Exercise requirements
Of the records that follow, copy only the lines from the line containing "Emit a web page" to the line containing "var seriesNames = ['1', '1a', '1b', '1c', '1d'];", both included, exactly as written.

Information provided

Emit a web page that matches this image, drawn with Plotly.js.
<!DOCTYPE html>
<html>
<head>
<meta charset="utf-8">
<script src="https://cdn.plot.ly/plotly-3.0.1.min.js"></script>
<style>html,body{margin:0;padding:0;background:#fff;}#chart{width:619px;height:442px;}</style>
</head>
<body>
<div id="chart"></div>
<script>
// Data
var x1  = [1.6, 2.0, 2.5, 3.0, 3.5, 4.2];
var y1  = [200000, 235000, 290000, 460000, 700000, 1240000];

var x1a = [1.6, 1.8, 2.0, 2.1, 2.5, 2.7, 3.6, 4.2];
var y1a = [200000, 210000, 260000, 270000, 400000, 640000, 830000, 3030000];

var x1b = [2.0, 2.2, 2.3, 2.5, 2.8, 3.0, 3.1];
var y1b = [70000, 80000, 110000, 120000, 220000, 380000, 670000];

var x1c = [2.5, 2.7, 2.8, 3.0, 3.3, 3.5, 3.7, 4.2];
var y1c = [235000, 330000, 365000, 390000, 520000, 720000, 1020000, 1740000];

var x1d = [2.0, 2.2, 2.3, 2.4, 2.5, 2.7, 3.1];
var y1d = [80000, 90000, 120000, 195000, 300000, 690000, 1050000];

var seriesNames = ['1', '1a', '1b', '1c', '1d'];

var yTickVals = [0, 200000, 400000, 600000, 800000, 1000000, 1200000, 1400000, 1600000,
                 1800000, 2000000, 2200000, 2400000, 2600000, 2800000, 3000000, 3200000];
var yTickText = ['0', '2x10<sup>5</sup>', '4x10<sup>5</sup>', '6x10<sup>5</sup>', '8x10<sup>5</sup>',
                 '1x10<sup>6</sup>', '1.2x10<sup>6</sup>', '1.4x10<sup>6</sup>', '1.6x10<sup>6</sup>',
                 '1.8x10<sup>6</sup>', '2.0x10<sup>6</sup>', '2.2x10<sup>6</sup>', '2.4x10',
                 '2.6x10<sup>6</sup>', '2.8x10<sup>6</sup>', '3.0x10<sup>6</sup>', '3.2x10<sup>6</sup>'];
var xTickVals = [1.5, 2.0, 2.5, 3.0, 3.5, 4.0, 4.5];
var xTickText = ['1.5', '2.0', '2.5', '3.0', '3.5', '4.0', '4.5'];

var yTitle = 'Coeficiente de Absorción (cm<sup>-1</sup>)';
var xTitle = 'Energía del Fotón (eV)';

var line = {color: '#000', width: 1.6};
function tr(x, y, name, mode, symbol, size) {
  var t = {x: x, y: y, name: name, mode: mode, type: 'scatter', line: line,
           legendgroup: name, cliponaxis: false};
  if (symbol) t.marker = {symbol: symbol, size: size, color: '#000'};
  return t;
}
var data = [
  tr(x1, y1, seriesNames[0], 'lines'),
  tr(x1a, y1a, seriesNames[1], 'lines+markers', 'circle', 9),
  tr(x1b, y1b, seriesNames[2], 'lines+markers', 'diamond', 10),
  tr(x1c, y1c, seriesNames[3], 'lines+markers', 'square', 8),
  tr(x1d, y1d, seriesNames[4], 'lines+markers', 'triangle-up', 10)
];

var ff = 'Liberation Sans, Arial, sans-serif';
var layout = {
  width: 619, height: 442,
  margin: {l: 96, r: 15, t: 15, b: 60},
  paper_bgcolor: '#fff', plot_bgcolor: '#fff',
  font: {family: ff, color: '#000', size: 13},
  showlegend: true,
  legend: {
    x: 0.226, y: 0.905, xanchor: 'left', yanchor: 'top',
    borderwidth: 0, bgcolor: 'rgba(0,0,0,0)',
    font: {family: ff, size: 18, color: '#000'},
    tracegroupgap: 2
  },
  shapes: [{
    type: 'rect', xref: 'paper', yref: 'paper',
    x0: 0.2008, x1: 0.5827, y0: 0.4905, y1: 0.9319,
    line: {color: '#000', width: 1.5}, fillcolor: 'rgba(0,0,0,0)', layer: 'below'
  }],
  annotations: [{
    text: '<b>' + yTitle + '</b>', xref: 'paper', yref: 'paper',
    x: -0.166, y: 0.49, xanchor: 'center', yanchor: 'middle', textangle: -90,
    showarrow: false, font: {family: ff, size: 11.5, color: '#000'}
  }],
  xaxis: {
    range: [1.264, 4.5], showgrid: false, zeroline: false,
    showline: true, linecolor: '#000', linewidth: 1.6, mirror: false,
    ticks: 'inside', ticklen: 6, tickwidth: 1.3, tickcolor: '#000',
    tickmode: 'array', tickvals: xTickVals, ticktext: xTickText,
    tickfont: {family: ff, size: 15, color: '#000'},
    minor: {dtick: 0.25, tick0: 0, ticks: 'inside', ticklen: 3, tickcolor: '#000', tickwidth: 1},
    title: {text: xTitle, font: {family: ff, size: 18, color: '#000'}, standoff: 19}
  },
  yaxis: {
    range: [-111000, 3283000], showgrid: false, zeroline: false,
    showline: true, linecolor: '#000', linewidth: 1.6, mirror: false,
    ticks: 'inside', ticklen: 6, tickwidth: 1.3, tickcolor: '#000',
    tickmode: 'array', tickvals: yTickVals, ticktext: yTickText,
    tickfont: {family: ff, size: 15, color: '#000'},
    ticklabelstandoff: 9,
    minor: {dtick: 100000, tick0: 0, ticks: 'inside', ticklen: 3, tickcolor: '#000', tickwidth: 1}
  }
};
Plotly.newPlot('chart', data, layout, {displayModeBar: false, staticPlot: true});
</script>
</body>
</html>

...

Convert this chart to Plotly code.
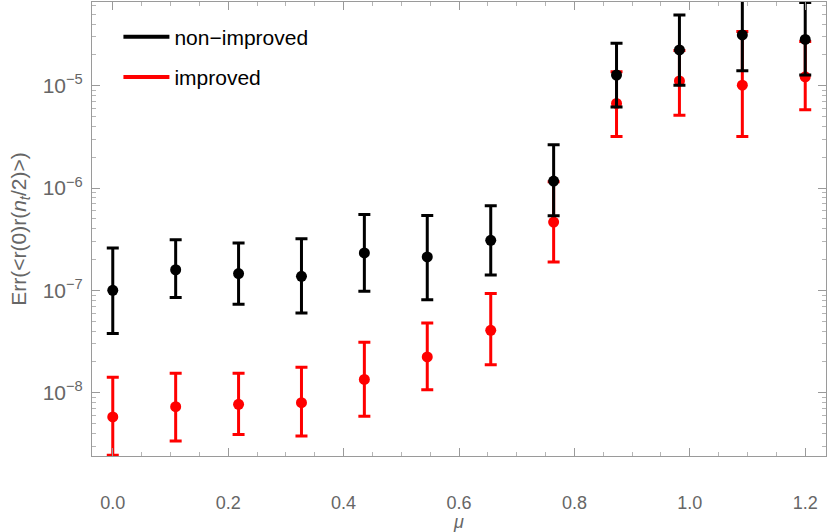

Solution to the problem
Emit a web page that matches this image, drawn with Plotly.js.
<!DOCTYPE html>
<html>
<head>
<meta charset="utf-8">
<script src="https://cdn.plot.ly/plotly-3.0.1.min.js"></script>
<style>html,body{margin:0;padding:0;background:#fff;}#chart{width:619px;height:442px;}</style>
</head>
<body>
<div id="chart"></div>
<script>
// Data
var x1  = [1.6, 2.0, 2.5, 3.0, 3.5, 4.2];
var y1  = [200000, 235000, 290000, 460000, 700000, 1240000];

var x1a = [1.6, 1.8, 2.0, 2.1, 2.5, 2.7, 3.6, 4.2];
var y1a = [200000, 210000, 260000, 270000, 400000, 640000, 830000, 3030000];

var x1b = [2.0, 2.2, 2.3, 2.5, 2.8, 3.0, 3.1];
var y1b = [70000, 80000, 110000, 120000, 220000, 380000, 670000];

var x1c = [2.5, 2.7, 2.8, 3.0, 3.3, 3.5, 3.7, 4.2];
var y1c = [235000, 330000, 365000, 390000, 520000, 720000, 1020000, 1740000];

var x1d = [2.0, 2.2, 2.3, 2.4, 2.5, 2.7, 3.1];
var y1d = [80000, 90000, 120000, 195000, 300000, 690000, 1050000];

var seriesNames = ['1', '1a', '1b', '1c', '1d'];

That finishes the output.